Dokumentiert: Spaltung abwenden! Zukunft der Partei Die Linke. Gastkommentar (jW 12. August 2023)

Sören Pellmann

Mit der Ankündigung des Nichtantritts von Amira Mohamed Ali für den Fraktionsvorsitz der Linke-Bundestagsfraktion wurde eine neuerliche Debatte in Gang gesetzt, welche Zukunft Die Linke hat. Amira begründet ihre Entscheidung – grob gefasst – mit dem Umgang mit Sahra Wagenknecht. Ich bedauere Amiras Entscheidung und nehme sie zum Anlass, zum wiederholten Male die innerparteiliche Diplomatie anzurufen. Wir werden diese existentielle Parteikrise nur durch die Entpersonalisierung und Versachlichung der Debatte zwischen den sogenannten Flügeln und deren exponierten Persönlichkeiten lösen können. Es geht um einen Ausgleich im Sinne einer gestärkten Linken.

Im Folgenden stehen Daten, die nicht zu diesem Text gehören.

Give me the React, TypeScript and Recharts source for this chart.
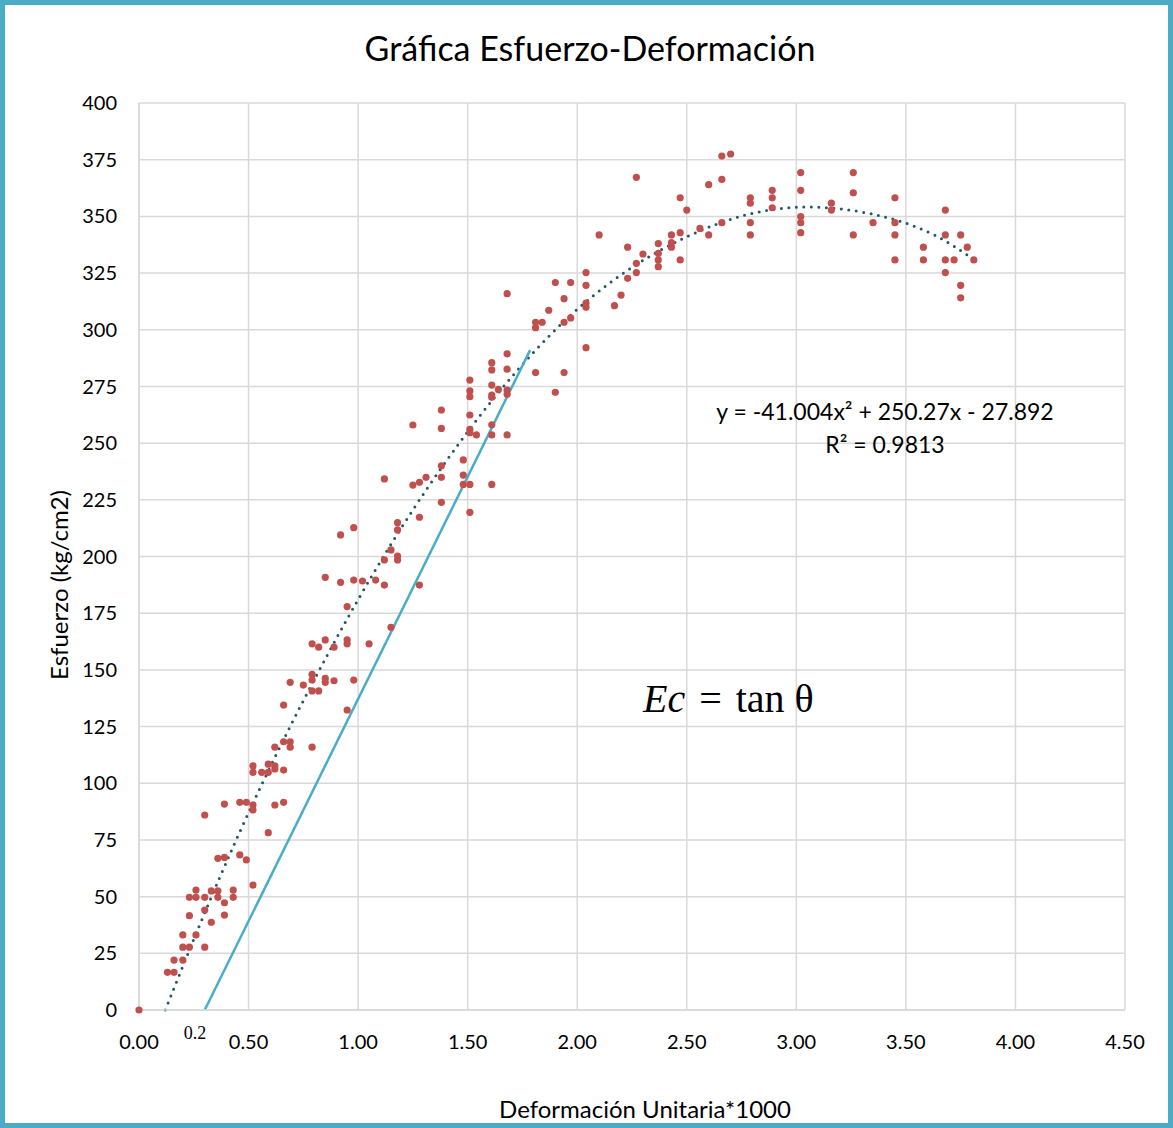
import { ComposedChart, Scatter, Line, XAxis, YAxis, CartesianGrid } from "recharts"

// Deformación unitaria*1000 (x) y esfuerzo kg/cm2 (y)
const deformacion = [
  0, 0.30, 0.39, 0.46, 0.49, 0.52, 0.52, 0.62, 0.66, 0.59, 0.36, 0.39, 0.46, 0.49,
  0.26, 0.33, 0.36, 0.43, 0.23, 0.26, 0.30, 0.36, 0.43, 0.39, 0.30, 0.23, 0.39, 0.33,
  0.52, 0.20, 0.26, 0.20, 0.23, 0.30, 0.16, 0.20, 0.13, 0.16,
  0.85, 0.92, 0.98, 1.02, 1.08, 0.95, 0.79, 0.82, 0.85, 0.89, 0.95, 0.95, 1.05, 0.79,
  0.79, 0.85, 0.85, 0.89, 0.98, 0.69, 0.75, 0.79, 0.82, 0.66, 0.95, 0.66, 0.69, 0.62,
  0.69, 0.79, 0.52, 0.59, 0.62, 0.52, 0.56, 0.59, 0.62, 0.66,
  1.38, 1.51, 1.25, 1.38, 1.51, 1.51, 1.54, 1.48, 1.38, 1.31, 1.28, 1.25, 1.38, 1.48,
  1.48, 1.51, 1.12, 1.38, 1.51, 1.28, 1.18, 1.18, 0.98, 0.92, 1.15, 1.18, 1.18, 1.12,
  1.12, 1.28, 1.15,
  2.04, 1.90, 1.97, 2.04, 1.68, 1.94, 2.04, 2.04, 1.87, 1.97, 1.94, 1.81, 1.84, 1.81,
  2.04, 1.68, 1.61, 1.61, 1.68, 1.81, 1.94, 1.51, 1.61, 1.64, 1.68, 1.51, 1.51, 1.61,
  1.61, 1.68, 1.90, 1.61, 1.61, 1.68, 1.61,
  2.66, 2.70, 2.27, 2.66, 2.60, 2.47, 2.50, 2.79, 2.79, 2.89, 2.89, 2.89, 2.66, 2.79,
  2.79, 2.60, 2.56, 2.47, 2.43, 2.10, 2.43, 2.43, 2.37, 2.37, 2.37, 2.37, 2.47, 2.30,
  2.23, 2.27, 2.27, 2.23, 2.20, 2.17,
  3.02, 3.02, 3.02, 3.02, 3.02, 3.16, 3.16, 3.26, 3.26, 3.26, 3.35, 3.45, 3.45, 3.45,
  3.45, 3.58, 3.58, 3.68, 3.68, 3.68, 3.68, 3.72, 3.75, 3.78, 3.81, 3.75, 3.75,
]

const esfuerzo = [
  0, 86, 90.8, 91.6, 91.6, 90.4, 88.2, 90.4, 91.6, 78.2, 66.9, 67.3, 68.4, 66.2,
  52.9, 52.5, 52.5, 52.9, 49.7, 49.7, 49.7, 49.7, 49.7, 47.3, 44.1, 41.6, 41.9, 38.7,
  55.1, 33.1, 33.1, 27.7, 27.7, 27.7, 22, 22, 16.6, 16.6,
  190.8, 188.6, 189.6, 189.2, 189.6, 177.9, 161.5, 160, 163.2, 160, 163.2, 161.5, 161.5, 148,
  145.5, 146.3, 144.5, 145.2, 145.5, 144.5, 143.3, 140.7, 140.7, 134.5, 132.3, 118.3, 118.3, 115.9,
  115.9, 115.9, 107.7, 108.4, 107.7, 104.8, 104.8, 104.8, 106.3, 105.8,
  264.6, 262.4, 258, 256.5, 256.1, 254.6, 253.6, 242.6, 240, 234.9, 232.7, 231.5, 234.9, 235.9,
  231.8, 231.8, 234.2, 223.9, 219.5, 217.3, 214.9, 211.7, 212.7, 209.5, 202.9, 200.2, 198.5, 198.5,
  187.4, 187.4, 168.8,
  325.2, 320.8, 320.8, 319.6, 315.9, 313.7, 311.7, 309.9, 308.6, 305.2, 303.3, 303.3, 303.3, 300.9,
  292.1, 289.4, 285.5, 282.3, 282.6, 281.1, 281.1, 277.8, 275.6, 273.7, 273.4, 273, 270.5, 271.2,
  270.2, 271.5, 272.4, 258.1, 253.6, 253.6, 231.8,
  376.6, 377.5, 367.2, 366.3, 364, 358.2, 352.8, 358.2, 355.8, 361.5, 358.2, 353.8, 347.2, 347.2,
  341.8, 341.8, 344.7, 342.8, 341.8, 341.8, 338.4, 336.4, 338, 333.7, 330.8, 327.8, 330.8, 333.4,
  336.4, 329.3, 325.2, 322.7, 315.3, 310.6,
  369.3, 361.5, 349.9, 347.2, 342.8, 355.8, 352.8, 369.3, 360.4, 341.8, 347.2, 358.2, 347.2, 341.8,
  330.8, 336.4, 330.8, 352.8, 341.8, 330.8, 325.2, 330.8, 341.8, 336.4, 330.8, 319.6, 314.1,
]

// línea de tendencia polinómica (puntos leídos sobre la curva punteada)
const tendenciaX = [0.12, 0.5, 1.0, 1.5, 2.0, 2.5, 3.0, 3.5, 3.81]
const tendenciaY = [0, 87, 181, 255, 309, 341, 354, 347, 331]

// recta tangente inicial (Ec)
const tangenteX = [0.3, 1.785]
const tangenteY = [0, 291]

const xTicks = [0, 0.5, 1, 1.5, 2, 2.5, 3, 3.5, 4, 4.5]
const yTicks = [0, 25, 50, 75, 100, 125, 150, 175, 200, 225, 250, 275, 300, 325, 350, 375, 400]

const puntos = deformacion.map((x, i) => ({ x, y: esfuerzo[i] }))
const tendencia = tendenciaX.map((x, i) => ({ x, y: tendenciaY[i] }))
const tangente = tangenteX.map((x, i) => ({ x, y: tangenteY[i] }))

const font = "Lato, 'Open Sans', sans-serif"

export default function App() {
  return (
    <div style={{ position: "absolute", left: 0, top: 0, width: 1173, height: 1128, background: "#fff" }}>
      <ComposedChart
        width={1173}
        height={1128}
        margin={{ top: 103, right: 48, bottom: 70, left: 0 }}
      >
        <CartesianGrid stroke="#D9D9D9" strokeWidth={1.5} />
        <XAxis
          type="number"
          dataKey="x"
          domain={[0, 4.5]}
          ticks={xTicks}
          interval={0}
          tickFormatter={(v) => v.toFixed(2)}
          tick={{ fill: "#000", fontSize: 20, fontFamily: font }}
          tickLine={false}
          tickSize={0}
          tickMargin={25}
          axisLine={{ stroke: "#D9D9D9", strokeWidth: 1.5 }}
          height={48}
        />
        <YAxis
          type="number"
          dataKey="y"
          domain={[0, 400]}
          ticks={yTicks}
          interval={0}
          tick={{ fill: "#000", fontSize: 20, fontFamily: font }}
          tickLine={false}
          tickSize={0}
          tickMargin={22}
          axisLine={{ stroke: "#D9D9D9", strokeWidth: 1.5 }}
          width={139}
        />
        <Scatter
          data={puntos}
          dataKey="y"
          isAnimationActive={false}
          shape={(p: any) => <circle cx={p.cx} cy={p.cy} r={3.6} fill="#C0504D" />}
        />
        <Line
          data={tendencia}
          dataKey="y"
          type="natural"
          stroke="#215868"
          strokeWidth={3}
          strokeDasharray="0 7.5"
          strokeLinecap="round"
          dot={false}
          activeDot={false}
          isAnimationActive={false}
        />
        <Line
          data={tangente}
          dataKey="y"
          type="linear"
          stroke="#4BACC6"
          strokeWidth={2.5}
          dot={false}
          activeDot={false}
          isAnimationActive={false}
        />
        <text x={590} y={61} textAnchor="middle" fontSize={34} fontFamily={font} fill="#000">
          Gráfica Esfuerzo-Deformación
        </text>
        <text
          x={58}
          y={585}
          transform="rotate(-90 58 585)"
          textAnchor="middle"
          dominantBaseline="central"
          fontSize={24}
          fontFamily={font}
          fill="#000"
        >
          Esfuerzo (kg/cm2)
        </text>
        <text x={645} y={1118} textAnchor="middle" fontSize={24} fontFamily={font} fill="#000">
          Deformación Unitaria*1000
        </text>
        <text x={195} y={1039} textAnchor="middle" fontSize={18} fontFamily="'Liberation Serif', serif" fill="#000">
          0.2
        </text>
        <text x={885} y={420} textAnchor="middle" fontSize={23} fontFamily={font} fill="#000">
          y = -41.004x² + 250.27x - 27.892
        </text>
        <text x={885} y={453} textAnchor="middle" fontSize={23} fontFamily={font} fill="#000">
          R² = 0.9813
        </text>
        <text x={643} y={712} fontSize={40} fontFamily="'Liberation Serif', 'DejaVu Serif', serif" fill="#000">
          <tspan fontStyle="italic">Ec</tspan>
          <tspan dx={4}> = </tspan>
          <tspan dx={4}>tan θ</tspan>
        </text>
      </ComposedChart>
      <div
        style={{
          position: "absolute",
          left: 0,
          top: 0,
          width: 1173,
          height: 1128,
          boxSizing: "border-box",
          border: "5px solid #4BACC6",
          pointerEvents: "none",
        }}
      />
    </div>
  )
}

Wie kann das scheinbar Unmögliche gelingen? Mein Vorschlag eines Parteikonvents, bestenfalls im August, wurde ja bereits durch die Parteivorsitzende aufgegriffen. Das freut mich, zumal jedes Dialogforum mittlerweile ein Fortschritt ist. Dieser Konvent sollte möglichst eine hybride Präsenzveranstaltung sein, zu der die Abgeordneten aus der Bundestagsfraktion, Vorsitzende bzw. Mitglieder des Partei-, der Landes- und der Kreisvorstände eingeladen sind. Binnen weniger Tage eine solche Großveranstaltung – in der Ferienzeit – organisatorisch auf die Beine zu stellen, ist ambitioniert, aber notwendig.

Schwieriger ist die inhaltliche Rahmensetzung. Gelingt es zuvor, dass im klassisch diplomatischen Sinne zwischen den Strömungen und Zusammenschlüssen Sondierungsrunden stattfinden, so dass ein Fahrplan für den Parteikonvent erstellt werden kann? Wer ist in der aktuellen Situation innerhalb der Linken noch in der Lage, als Moderation zu fungieren? Es ist viel verlangt von Janine und Martin, von Amira und Dietmar, von Gesine, Sahra, Gregor und weiteren. Aber die aktuelle Lage zwingt uns, dass wir das Gemeinsame ergründen. Eine Spaltung gilt es abzuwenden, sie würde den politischen Konflikt nicht aufheben, sondern verlagern mit der Gefahr, dass wir uns in die lange Reihe gescheiterter linker Parteien in Europa einreihen.

Aber es geht auch anders, und das sollte uns motivieren! Die Partei der Arbeit in Belgien war vor 20 Jahren fast in der Bedeutungslosigkeit angelangt und stand kurz vor dem Verschwinden. Erst ein Parteikongress leitete damals die Wende ein: Die Partei stellte die Interessen der breiten Mehrheit ins Zentrum und steht heute fest verankert im belgischen Parteienspektrum. Auch die KPÖ ist ein gutes Vorbild.

Wir haben gerade neben allen Krisen ein großes Problem, wir haben wenig Zeit – also nutzen wir sie! Alle Gesprächsrunden der jüngeren Vergangenheit haben gezeigt, dass wir durchaus wohlwollend in den Dialog treten können. Es fehlt eigentlich nur die direkte Kommunikation zwischen den zentralen Personen. Das gilt es nachzuholen. Ich hoffe, dass es uns gelingt und wir gemeinsam an der Zukunft unserer Partei arbeiten werden – trotz alledem!